The go-to cliché when a critic is reviewing a particularly lovely collection of short stories is to say that they are “jewel-like”: that they are elegant and discrete little gems of story, shimmering away on the page.
Exhalation — the newest short-story collection from Ted Chiang, author of the novella that was adapted into the 2016 Amy Adams movie Arrival — is not jewel-like. It’s closer to a grand machine. And this machine is made up of intricately connected parts, all moving in a pattern of such complexity that you can’t always be sure that you’re following it. But you can always trust that the machine’s inventor has plotted out that pattern with exquisite precision.
Chiang writes what could be loosely described as “thinky sci-fi.” His stories tend to introduce a single scientific idea or paradox, and then dramatize it. “The Merchant and the Alchemist’s Gate” imagines a time machine that obeys Einstein’s theory of relativity — essentially a doorway that you walk through from the present, emerging on the other side a fixed period of time into either the past or the future — and riffs on ideas about predestination in an Arabian Nights-inspired nest of stories. “The Truth of Fact, the Truth of Feeling” imagines a software product that works as a kind of digital memory, always exact and always precise, and puts it in parallel with the way the technology of reading and writing has already shaped human memory.
Chiang is thoughtful about the rules of his imagined technologies. They have the kind of precise, airtight internal logic that makes a tech geek shiver with happiness: When Chiang tells you that time travel works a certain way, he’ll always provide the scientific theory to back up what he’s written, and he will never, ever veer away from the laws he’s set for himself.
But Chiang is just as concerned with the human beings in his stories as he is with their technologies. He’s not necessarily interested in how human beings interact with one another (a few of his stories contain romantic subplots, and they are noticeably less compelling than anything else he writes).
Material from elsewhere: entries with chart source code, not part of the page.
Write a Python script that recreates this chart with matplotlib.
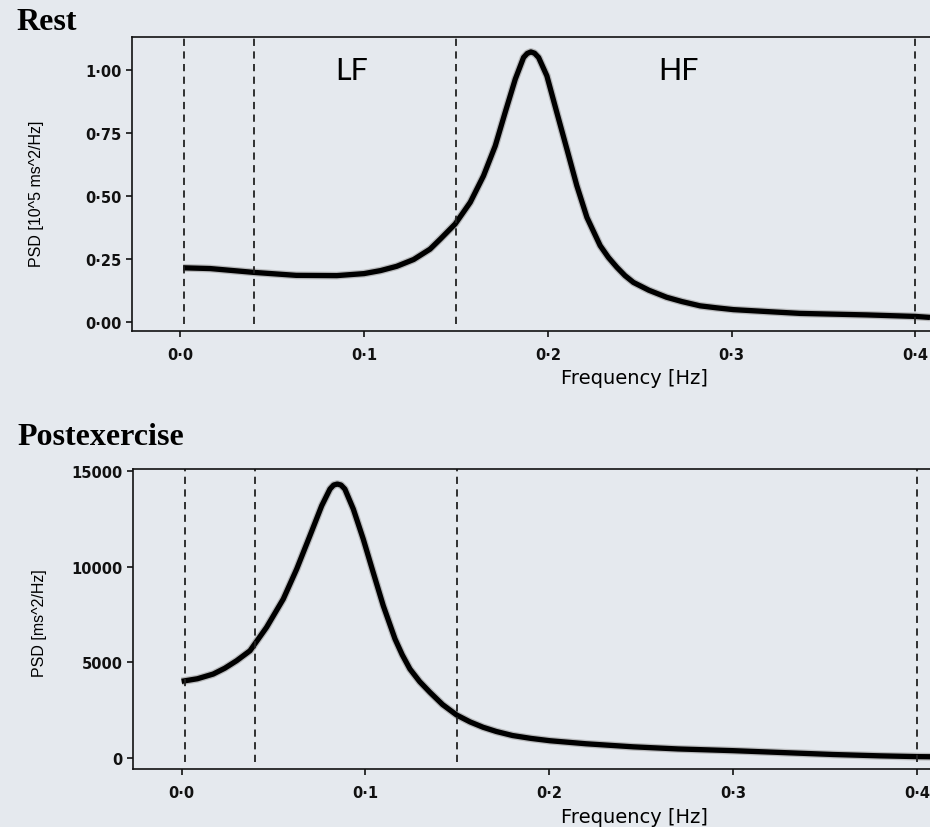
import matplotlib
matplotlib.use("Agg")
import matplotlib.pyplot as plt
import matplotlib.patheffects as pe

# spectra read at rest and after exercise
rest_freq = [0.0015, 0.0163, 0.0397, 0.0631, 0.0852, 0.100, 0.109, 0.1178, 0.127,
             0.1359, 0.1415, 0.1496, 0.1578, 0.165, 0.1714, 0.1768, 0.1823, 0.1868,
             0.1888, 0.1908, 0.1928, 0.195, 0.1995, 0.2049, 0.2104, 0.2158, 0.2213,
             0.2285, 0.233, 0.2376, 0.242, 0.2466, 0.255, 0.2647, 0.273, 0.2829,
             0.292, 0.301, 0.320, 0.3373, 0.3735, 0.400, 0.408]
rest_psd = [0.214, 0.211, 0.196, 0.184, 0.183, 0.191, 0.203, 0.220, 0.247,
            0.288, 0.328, 0.388, 0.474, 0.579, 0.698, 0.831, 0.963, 1.049,
            1.065, 1.071, 1.066, 1.049, 0.976, 0.831, 0.685, 0.540, 0.414,
            0.302, 0.255, 0.216, 0.183, 0.156, 0.125, 0.097, 0.080, 0.063,
            0.055, 0.048, 0.040, 0.033, 0.027, 0.021, 0.017]

post_freq = [0.0, 0.0086, 0.0172, 0.0235, 0.0299, 0.0372, 0.0462, 0.0553, 0.0626,
             0.0698, 0.0762, 0.0807, 0.0827, 0.0847, 0.0867, 0.0888, 0.0934, 0.0988,
             0.1042, 0.1097, 0.1161, 0.120, 0.1242, 0.1295, 0.1351, 0.142, 0.1496,
             0.1569, 0.164, 0.1712, 0.180, 0.190, 0.2004, 0.220, 0.2457, 0.270,
             0.3001, 0.330, 0.3545, 0.380, 0.400, 0.4073]
post_psd = [4015, 4150, 4395, 4700, 5089, 5610, 6830, 8306, 9870,
            11606, 13170, 14041, 14250, 14301, 14250, 14041, 12998, 11434,
            9698, 7956, 6220, 5400, 4656, 4000, 3441, 2800, 2260,
            1900, 1620, 1400, 1190, 1040, 918, 760, 600, 490,
            400, 290, 200, 130, 90, 83]

band_edges = [0.002, 0.04, 0.15, 0.4]
band_names = ["LF", "HF"]
band_label_x = [0.093, 0.271]

rest_yticks = [0.0, 0.25, 0.5, 0.75, 1.0]
rest_yticklabels = ["0·00", "0·25", "0·50", "0·75", "1·00"]
post_yticks = [0, 5000, 10000, 15000]
post_yticklabels = ["0", "5000", "10000", "15000"]
xticks = [0.0, 0.1, 0.2, 0.3, 0.4]
xticklabels = ["0·0", "0·1", "0·2", "0·3", "0·4"]

bg = "#e5e9ee"
fig = plt.figure(figsize=(9.30, 8.28), dpi=100, facecolor=bg)

ax_rest = fig.add_axes([0.1423, 0.599, 0.8577, 0.355])
ax_post = fig.add_axes([0.1433, 0.070, 0.8567, 0.3623])


def style_axes(ax, yticks, yticklabels, ylabel):
    ax.set_facecolor(bg)
    ax.spines["right"].set_visible(False)
    for side in ["top", "left", "bottom"]:
        ax.spines[side].set_linewidth(1.2)
        ax.spines[side].set_color("#111111")
    ax.set_xticks(xticks)
    ax.set_xticklabels(xticklabels, fontweight="bold")
    ax.set_yticks(yticks)
    ax.set_yticklabels(yticklabels, fontweight="bold")
    ax.tick_params(axis="both", direction="out", length=4.5, width=1.2,
                   labelsize=10.5, colors="#111111")
    ax.tick_params(axis="x", pad=7)
    ax.tick_params(axis="y", pad=3)
    ax.set_xlabel("Frequency [Hz]", fontsize=14)
    ax.xaxis.set_label_coords(0.629, -0.125)
    ax.set_ylabel(ylabel, fontsize=11.5, family="Liberation Sans")
    for x in band_edges:
        ax.axvline(x, ymin=0.024, ymax=1, color="#222222", lw=1.3,
                   ls=(0, (4, 3)))


halo = [pe.Stroke(linewidth=5.6, foreground="#9a9a9a", alpha=0.6), pe.Normal()]

ax_rest.plot(rest_freq, rest_psd, color="black", lw=3.8, solid_capstyle="butt",
             solid_joinstyle="round", path_effects=halo)
ax_rest.set_xlim(-0.0261, 0.408)
ax_rest.set_ylim(-0.037, 1.130)
style_axes(ax_rest, rest_yticks, rest_yticklabels, "PSD [10^5 ms^2/Hz]")
ax_rest.yaxis.set_label_coords(-0.111, 0.47)
for name, x in zip(band_names, band_label_x):
    ax_rest.text(x, 1.0, name, fontsize=22, family="Lato", ha="center",
                 va="center", color="black")

ax_post.plot(post_freq, post_psd, color="black", lw=3.8, solid_capstyle="butt",
             solid_joinstyle="round", path_effects=halo)
ax_post.set_xlim(-0.0263, 0.4071)
ax_post.set_ylim(-558, 15083)
style_axes(ax_post, post_yticks, post_yticklabels, "PSD [ms^2/Hz]")
ax_post.yaxis.set_label_coords(-0.108, 0.49)

fig.text(0.018, 0.964, "Rest", fontsize=23, family="Liberation Serif",
         weight="bold", ha="left", va="baseline")
fig.text(0.019, 0.4625, "Postexercise", fontsize=23, family="Liberation Serif",
         weight="bold", ha="left", va="baseline")

fig.savefig("out.png", dpi=100, facecolor=bg)
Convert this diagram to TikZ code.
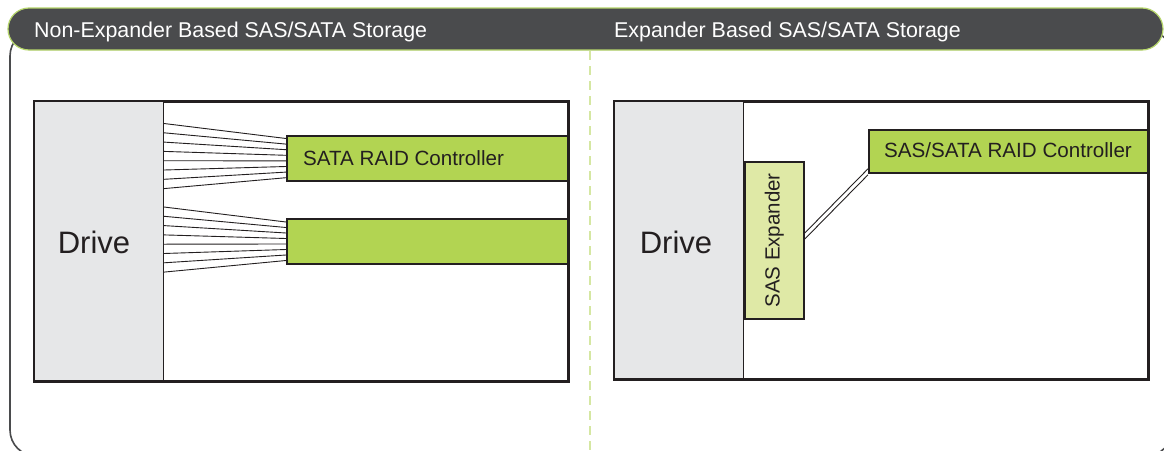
\documentclass[tikz,border=0pt]{standalone}
\usepackage{fontspec}
\setmainfont{Liberation Sans}
\usetikzlibrary{calc}
\definecolor{hdr}{HTML}{4A4B4D}
\definecolor{hgreen}{HTML}{B5D56A}
\definecolor{dashg}{HTML}{D5E7A2}
\definecolor{ink}{HTML}{231F20}
\definecolor{drivefill}{HTML}{E6E7E8}
\definecolor{ctrlfill}{HTML}{B2D452}
\definecolor{expfill}{HTML}{DFE9A6}
\definecolor{frame}{HTML}{4A4B4D}
\tikzset{
  panel/.style={draw=ink, line width=1.8pt, fill=white},
  drivebox/.style={draw=ink, line width=1pt, fill=drivefill, anchor=north west, inner sep=0pt},
  ctrlbox/.style={draw=ink, line width=1.8pt, fill=ctrlfill, anchor=north west, inner sep=0pt},
  expbox/.style={draw=ink, line width=1.8pt, fill=expfill, anchor=north west, inner sep=0pt},
  wire/.style={draw=ink, line width=0.9pt},
  hdrtext/.style={text=white, anchor=base west, font=\fontsize{21.4}{24}\selectfont, inner sep=0pt},
  boxtext/.style={text=ink, anchor=base west, inner sep=0pt, font=\fontsize{20.6}{24}\selectfont},
  drivetext/.style={text=ink, anchor=base, font=\fontsize{31}{36}\selectfont, inner sep=0pt}
}
\begin{document}
\begin{tikzpicture}[x=1pt,y=-1pt]
\clip (0,0) rectangle (1164,450);
\fill[white] (0,0) rectangle (1164,450);
% outer frame
\draw[frame, line width=1.6pt, rounded corners=26] (10,30) rectangle (1172,456);
% header
\draw[fill=hdr, draw=hgreen, line width=1.2pt, rounded corners=21] (8,8) rectangle (1163,50);
\node[hdrtext] (h1) at (34,37.7) {Non-Expander Based SAS/SATA Storage};
\node[hdrtext] (h2) at (614,37.7) {Expander Based SAS/SATA Storage};
% divider
\draw[dashg, line width=1.6pt, dash pattern=on 9pt off 6pt] (590,51) -- (590,450);

% ---------- left panel ----------
\node[panel, anchor=north west, minimum width=533pt, minimum height=279pt, inner sep=0pt] (lp) at (34,101) {};
\node[drivebox, minimum width=129pt, minimum height=279pt] (ld) at (34,101) {};
\draw[ink, line width=1.8pt] (lp.north west) rectangle (lp.south east);
\node[drivetext] (ldt) at (94,253.3) {Drive};
\node[ctrlbox, minimum width=281pt, minimum height=45pt] (c1) at (286,135) {};
\node[boxtext] (c1t) at (303,165) {SATA RAID Controller};
\node[ctrlbox, minimum width=281pt, minimum height=45pt] (c2) at (286,218) {};
\foreach \i in {0,...,7} {
  \draw[wire] ($(ld.north east)+(0,{22.5+9.3*\i})$) -- ($(c1.north west)+(0,{3.5+5.6*\i})$);
  \draw[wire] ($(ld.north east)+(0,{106+9.3*\i})$) -- ($(c2.north west)+(0,{4+5.5*\i})$);
}

% ---------- right panel ----------
\node[panel, anchor=north west, minimum width=533pt, minimum height=277pt, inner sep=0pt] (rp) at (614,101) {};
\node[drivebox, minimum width=129pt, minimum height=277pt] (rd) at (614,101) {};
\draw[ink, line width=1.8pt] (rp.north west) rectangle (rp.south east);
\node[drivetext] (rdt) at (676,253.3) {Drive};
\node[expbox, minimum width=59pt, minimum height=157pt] (ex) at (744,161) {};
\node[text=ink, rotate=90, inner sep=0pt, font=\fontsize{20.5}{24}\selectfont] (ext) at (ex.center) {SAS Expander};
\node[ctrlbox, minimum width=279pt, minimum height=43pt] (c3) at (868,129) {};
\node[boxtext] (c3t) at (884,157.5) {SAS/SATA RAID Controller};
\draw[wire] ($(ex.north east)+(0,72)$) -- ($(c3.south west)+(0,-5)$);
\draw[wire] ($(ex.north east)+(0,78)$) -- ($(c3.south west)+(0,1)$);
\end{tikzpicture}
\end{document}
Instead, he focuses on how human beings interact with and are shaped by their technologies, like he’s writing a particularly utopian episode of Black Mirror.
That’s why “The Truth of Fact, the Truth of Feeling” is so effective: The story lands not only because Chiang has sweated every detail of how a digital memory would function, but because he shows us a human being who is trying to decide whether a digital memory is a good thing or not. If we can remember everything as it really happened, Chiang points out, then we lose the ability to let our traumas and our quarrels get fuzzy with time. What does that mean for our abilities to forgive and forget, to move past horror? And what does that mean for our tendency to recast the past to hold our present selves in the best possible light?
The longest and most ambitious of the stories in Exhalation is the novella “The Lifecycle of Software Objects,” which is Chiang’s take on the robot story. Chiang’s robots are AIs called digients, developed to be digital companions, and as the story opens, the digients seem to be part robot, part pet, and part toddler. The digients are convincingly adorable on the page — “Jax spinning lying din!” says a digient named Jax as he teaches himself to roll down a hill — but for most of the world, they’re a passing fad.
Eventually, the company that programs the digients goes bust, and then the protected software platform where they “live” becomes obsolete. The few humans who haven’t abandoned their digients are left struggling to protect them from the wilds of the internet, where robot sadists and sex toy companies with an interest in robots roam.
As “The Lifecycle of Software Objects” goes on, it becomes clear that the early ambiguity of the digients — are they robots, pets, or toddlers? — is the key to the story. In order for the digients to survive, their human companions must decide whether their digital friends are robots, in which case it would be okay to shut them down; pets, in which case it’s the humans’ duty to protect them forever; or children. And if they’re children, their human companions have a duty to push the digients to evolve and grow as much as they can.
In its 110 pages, “Lifecycle” manages to be sweet, heartbreaking, and deeply thought-provoking. The other big robot book of the spring, Ian McEwan’s Machines Like Me, comes off as clumsy in comparison, and after reading Chiang, McEwan’s infamous dismissal of most of sci-fi as “traveling at 10 times the speed of light in anti-gravity boots” seems even more tone deaf than it did before.
The stories in Exhalation are a shining example of science fiction at its best. They take both science and humanism deeply seriously, which is why it’s so satisfying to watch Chiang’s shining, intricate machine at work: You know that whatever the machine builds, it will tell you something new about human beings.